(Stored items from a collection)
_ _ _ _ _ _ _
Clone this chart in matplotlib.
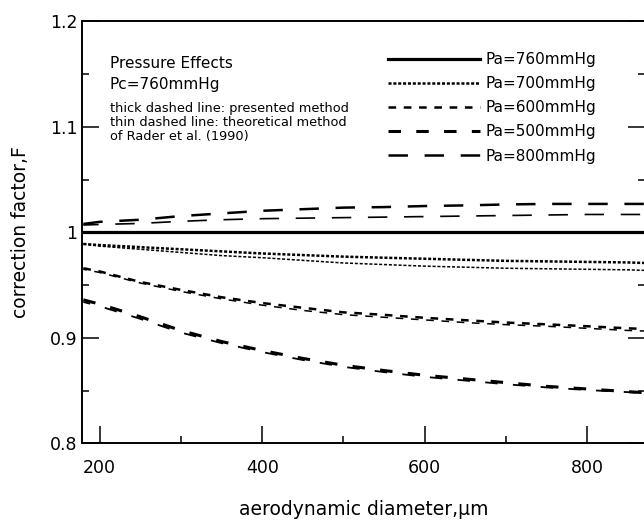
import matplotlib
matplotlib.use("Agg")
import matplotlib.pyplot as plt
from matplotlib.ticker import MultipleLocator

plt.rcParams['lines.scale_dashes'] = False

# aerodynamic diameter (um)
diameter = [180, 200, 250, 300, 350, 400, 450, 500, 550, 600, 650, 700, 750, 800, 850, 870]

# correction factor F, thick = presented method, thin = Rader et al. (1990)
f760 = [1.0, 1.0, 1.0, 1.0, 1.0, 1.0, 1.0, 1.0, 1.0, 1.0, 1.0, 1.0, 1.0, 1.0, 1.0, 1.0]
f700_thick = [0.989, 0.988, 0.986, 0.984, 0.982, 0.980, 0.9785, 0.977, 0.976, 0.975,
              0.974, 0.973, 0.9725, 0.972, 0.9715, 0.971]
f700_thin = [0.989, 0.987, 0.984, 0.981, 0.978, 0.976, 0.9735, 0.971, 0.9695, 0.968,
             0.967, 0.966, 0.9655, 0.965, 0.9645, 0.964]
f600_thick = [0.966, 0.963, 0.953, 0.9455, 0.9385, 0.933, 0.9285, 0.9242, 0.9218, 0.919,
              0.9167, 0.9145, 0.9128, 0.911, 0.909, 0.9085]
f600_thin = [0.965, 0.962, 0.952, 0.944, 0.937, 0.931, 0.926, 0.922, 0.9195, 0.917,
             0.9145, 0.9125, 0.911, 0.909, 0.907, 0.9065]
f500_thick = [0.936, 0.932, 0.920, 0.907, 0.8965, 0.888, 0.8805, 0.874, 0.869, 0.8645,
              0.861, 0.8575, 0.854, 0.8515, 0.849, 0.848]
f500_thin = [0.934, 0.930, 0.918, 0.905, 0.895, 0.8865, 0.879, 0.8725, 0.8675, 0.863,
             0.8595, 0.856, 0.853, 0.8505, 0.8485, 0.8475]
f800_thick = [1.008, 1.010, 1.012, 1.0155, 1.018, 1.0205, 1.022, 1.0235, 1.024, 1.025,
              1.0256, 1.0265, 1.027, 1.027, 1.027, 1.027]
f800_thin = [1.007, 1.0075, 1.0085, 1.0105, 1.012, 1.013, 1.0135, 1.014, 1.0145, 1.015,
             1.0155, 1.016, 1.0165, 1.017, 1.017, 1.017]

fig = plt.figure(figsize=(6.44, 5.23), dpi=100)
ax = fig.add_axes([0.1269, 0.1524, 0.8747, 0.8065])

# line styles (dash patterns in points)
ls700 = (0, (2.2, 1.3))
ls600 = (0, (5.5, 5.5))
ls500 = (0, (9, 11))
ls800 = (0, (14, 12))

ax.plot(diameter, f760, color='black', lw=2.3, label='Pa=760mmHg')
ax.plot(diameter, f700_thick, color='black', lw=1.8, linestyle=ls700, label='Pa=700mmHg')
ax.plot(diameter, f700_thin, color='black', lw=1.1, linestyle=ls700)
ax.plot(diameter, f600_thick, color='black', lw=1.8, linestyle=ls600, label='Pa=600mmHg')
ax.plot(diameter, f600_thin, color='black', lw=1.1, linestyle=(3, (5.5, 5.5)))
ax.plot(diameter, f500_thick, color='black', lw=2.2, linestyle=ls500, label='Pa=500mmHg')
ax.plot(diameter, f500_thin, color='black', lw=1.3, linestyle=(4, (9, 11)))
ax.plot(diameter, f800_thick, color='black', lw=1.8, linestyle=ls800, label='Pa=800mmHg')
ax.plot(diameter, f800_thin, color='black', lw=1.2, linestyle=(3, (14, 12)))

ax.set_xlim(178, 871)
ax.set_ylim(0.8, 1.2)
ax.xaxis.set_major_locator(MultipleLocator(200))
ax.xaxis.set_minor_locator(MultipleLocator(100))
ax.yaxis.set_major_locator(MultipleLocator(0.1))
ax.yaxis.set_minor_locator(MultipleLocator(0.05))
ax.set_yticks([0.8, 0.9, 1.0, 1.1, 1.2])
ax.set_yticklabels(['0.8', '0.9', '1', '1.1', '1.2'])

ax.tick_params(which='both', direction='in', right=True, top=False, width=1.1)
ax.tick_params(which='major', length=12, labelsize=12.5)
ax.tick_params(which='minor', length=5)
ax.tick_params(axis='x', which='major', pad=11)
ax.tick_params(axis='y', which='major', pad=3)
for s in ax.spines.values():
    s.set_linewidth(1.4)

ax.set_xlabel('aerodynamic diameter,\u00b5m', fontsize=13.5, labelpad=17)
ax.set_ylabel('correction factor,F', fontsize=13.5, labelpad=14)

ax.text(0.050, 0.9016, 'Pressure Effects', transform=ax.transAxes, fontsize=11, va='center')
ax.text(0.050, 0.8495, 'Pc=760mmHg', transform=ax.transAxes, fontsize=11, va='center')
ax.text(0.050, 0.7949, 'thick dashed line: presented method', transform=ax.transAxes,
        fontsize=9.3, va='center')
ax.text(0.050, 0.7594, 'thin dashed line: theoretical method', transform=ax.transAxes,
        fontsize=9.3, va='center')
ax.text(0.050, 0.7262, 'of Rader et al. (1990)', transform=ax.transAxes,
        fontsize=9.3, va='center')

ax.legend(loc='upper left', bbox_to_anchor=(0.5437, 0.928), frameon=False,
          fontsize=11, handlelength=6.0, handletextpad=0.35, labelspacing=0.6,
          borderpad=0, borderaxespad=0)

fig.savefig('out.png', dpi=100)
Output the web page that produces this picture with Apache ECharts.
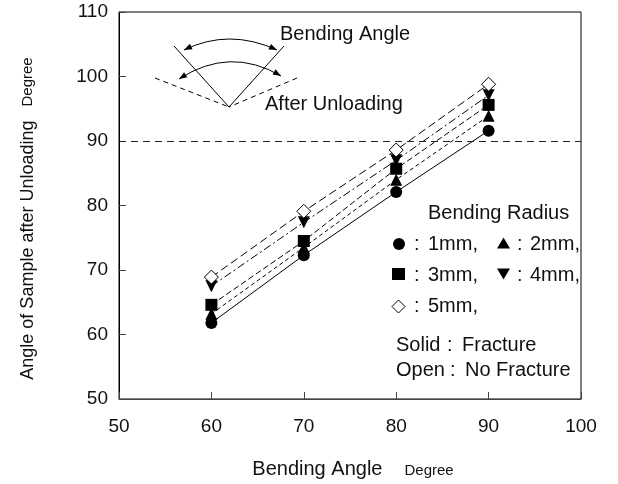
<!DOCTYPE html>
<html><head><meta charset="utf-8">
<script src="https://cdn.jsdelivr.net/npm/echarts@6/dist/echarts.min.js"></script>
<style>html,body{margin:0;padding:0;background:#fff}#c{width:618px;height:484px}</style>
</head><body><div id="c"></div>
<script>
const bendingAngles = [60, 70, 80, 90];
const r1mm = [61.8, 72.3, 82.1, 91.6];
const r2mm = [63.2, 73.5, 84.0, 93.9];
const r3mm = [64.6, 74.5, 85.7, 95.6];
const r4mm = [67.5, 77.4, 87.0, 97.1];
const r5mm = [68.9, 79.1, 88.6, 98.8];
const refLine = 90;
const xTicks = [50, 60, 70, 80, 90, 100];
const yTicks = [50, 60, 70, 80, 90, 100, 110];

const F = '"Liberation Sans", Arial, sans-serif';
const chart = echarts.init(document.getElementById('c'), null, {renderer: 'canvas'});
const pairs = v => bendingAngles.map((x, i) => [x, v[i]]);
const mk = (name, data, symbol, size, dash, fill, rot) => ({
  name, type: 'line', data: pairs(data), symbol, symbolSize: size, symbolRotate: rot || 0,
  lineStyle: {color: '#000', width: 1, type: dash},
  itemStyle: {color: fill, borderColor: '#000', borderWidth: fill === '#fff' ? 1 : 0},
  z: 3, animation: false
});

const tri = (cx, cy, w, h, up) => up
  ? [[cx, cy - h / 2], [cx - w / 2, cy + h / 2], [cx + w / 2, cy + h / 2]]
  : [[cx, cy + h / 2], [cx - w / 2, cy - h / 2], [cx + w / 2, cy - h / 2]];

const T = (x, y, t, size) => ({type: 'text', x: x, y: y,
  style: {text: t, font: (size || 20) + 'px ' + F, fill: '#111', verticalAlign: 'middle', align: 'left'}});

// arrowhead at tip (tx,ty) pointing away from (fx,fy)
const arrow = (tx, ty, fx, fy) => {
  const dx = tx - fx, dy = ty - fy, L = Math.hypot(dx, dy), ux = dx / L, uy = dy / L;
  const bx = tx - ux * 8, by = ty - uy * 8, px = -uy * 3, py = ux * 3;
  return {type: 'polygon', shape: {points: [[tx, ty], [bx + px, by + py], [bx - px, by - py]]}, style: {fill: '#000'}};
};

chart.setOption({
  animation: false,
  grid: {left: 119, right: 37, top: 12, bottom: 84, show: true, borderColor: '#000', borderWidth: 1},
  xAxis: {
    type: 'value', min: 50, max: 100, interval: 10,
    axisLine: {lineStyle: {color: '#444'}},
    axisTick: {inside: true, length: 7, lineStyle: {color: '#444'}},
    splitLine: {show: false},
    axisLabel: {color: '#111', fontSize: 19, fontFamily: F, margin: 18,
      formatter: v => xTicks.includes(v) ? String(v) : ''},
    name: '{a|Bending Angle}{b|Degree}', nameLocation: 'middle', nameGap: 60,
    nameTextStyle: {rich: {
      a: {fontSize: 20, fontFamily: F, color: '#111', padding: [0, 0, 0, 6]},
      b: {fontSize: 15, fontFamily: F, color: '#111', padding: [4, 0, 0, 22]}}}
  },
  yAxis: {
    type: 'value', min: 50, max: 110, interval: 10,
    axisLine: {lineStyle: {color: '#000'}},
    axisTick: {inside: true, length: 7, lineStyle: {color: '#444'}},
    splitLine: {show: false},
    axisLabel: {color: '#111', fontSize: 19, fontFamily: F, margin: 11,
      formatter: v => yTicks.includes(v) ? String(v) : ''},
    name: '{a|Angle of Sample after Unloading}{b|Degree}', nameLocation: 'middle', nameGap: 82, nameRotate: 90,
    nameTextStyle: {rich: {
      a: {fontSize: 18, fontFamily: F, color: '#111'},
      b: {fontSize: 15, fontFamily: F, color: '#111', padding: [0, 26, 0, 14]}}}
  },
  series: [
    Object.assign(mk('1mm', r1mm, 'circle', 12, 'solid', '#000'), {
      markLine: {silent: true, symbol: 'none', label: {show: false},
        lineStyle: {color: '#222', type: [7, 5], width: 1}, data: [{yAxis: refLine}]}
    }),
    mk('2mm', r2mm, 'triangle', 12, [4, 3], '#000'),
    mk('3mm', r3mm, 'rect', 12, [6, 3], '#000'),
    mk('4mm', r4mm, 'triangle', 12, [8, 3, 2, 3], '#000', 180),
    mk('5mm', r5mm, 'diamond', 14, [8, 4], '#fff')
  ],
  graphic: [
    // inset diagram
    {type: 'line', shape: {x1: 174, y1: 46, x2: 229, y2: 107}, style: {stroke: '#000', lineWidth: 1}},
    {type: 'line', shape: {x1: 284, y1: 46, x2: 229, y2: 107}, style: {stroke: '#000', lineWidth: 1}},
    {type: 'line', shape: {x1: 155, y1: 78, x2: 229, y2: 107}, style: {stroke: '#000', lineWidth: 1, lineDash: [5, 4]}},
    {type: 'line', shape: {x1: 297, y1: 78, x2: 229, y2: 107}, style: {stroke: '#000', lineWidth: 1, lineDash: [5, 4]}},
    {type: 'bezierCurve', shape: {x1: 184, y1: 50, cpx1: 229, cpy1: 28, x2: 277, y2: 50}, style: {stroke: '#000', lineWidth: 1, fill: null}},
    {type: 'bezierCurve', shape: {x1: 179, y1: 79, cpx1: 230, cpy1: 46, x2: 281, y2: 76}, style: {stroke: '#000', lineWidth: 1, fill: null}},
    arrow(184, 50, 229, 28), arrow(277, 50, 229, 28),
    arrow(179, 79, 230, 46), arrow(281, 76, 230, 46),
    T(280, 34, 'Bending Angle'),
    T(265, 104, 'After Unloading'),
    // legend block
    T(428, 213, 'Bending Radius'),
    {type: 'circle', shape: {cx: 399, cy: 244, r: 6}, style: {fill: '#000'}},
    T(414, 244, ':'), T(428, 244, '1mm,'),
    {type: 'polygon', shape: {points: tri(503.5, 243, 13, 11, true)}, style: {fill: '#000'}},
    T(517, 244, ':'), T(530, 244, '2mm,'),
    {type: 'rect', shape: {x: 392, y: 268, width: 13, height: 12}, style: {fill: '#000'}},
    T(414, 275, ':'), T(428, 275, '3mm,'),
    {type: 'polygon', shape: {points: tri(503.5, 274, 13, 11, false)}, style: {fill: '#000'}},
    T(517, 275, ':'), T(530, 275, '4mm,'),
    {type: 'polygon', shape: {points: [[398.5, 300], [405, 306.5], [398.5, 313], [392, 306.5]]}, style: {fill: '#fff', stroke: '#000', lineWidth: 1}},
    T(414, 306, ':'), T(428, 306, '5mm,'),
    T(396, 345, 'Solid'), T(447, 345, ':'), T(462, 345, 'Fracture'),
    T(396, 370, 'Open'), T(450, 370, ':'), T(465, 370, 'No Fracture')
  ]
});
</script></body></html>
_ _ _ _ _ _ _
Tally the lines in the records above that contain the word "matplotlib", and give only that number.

5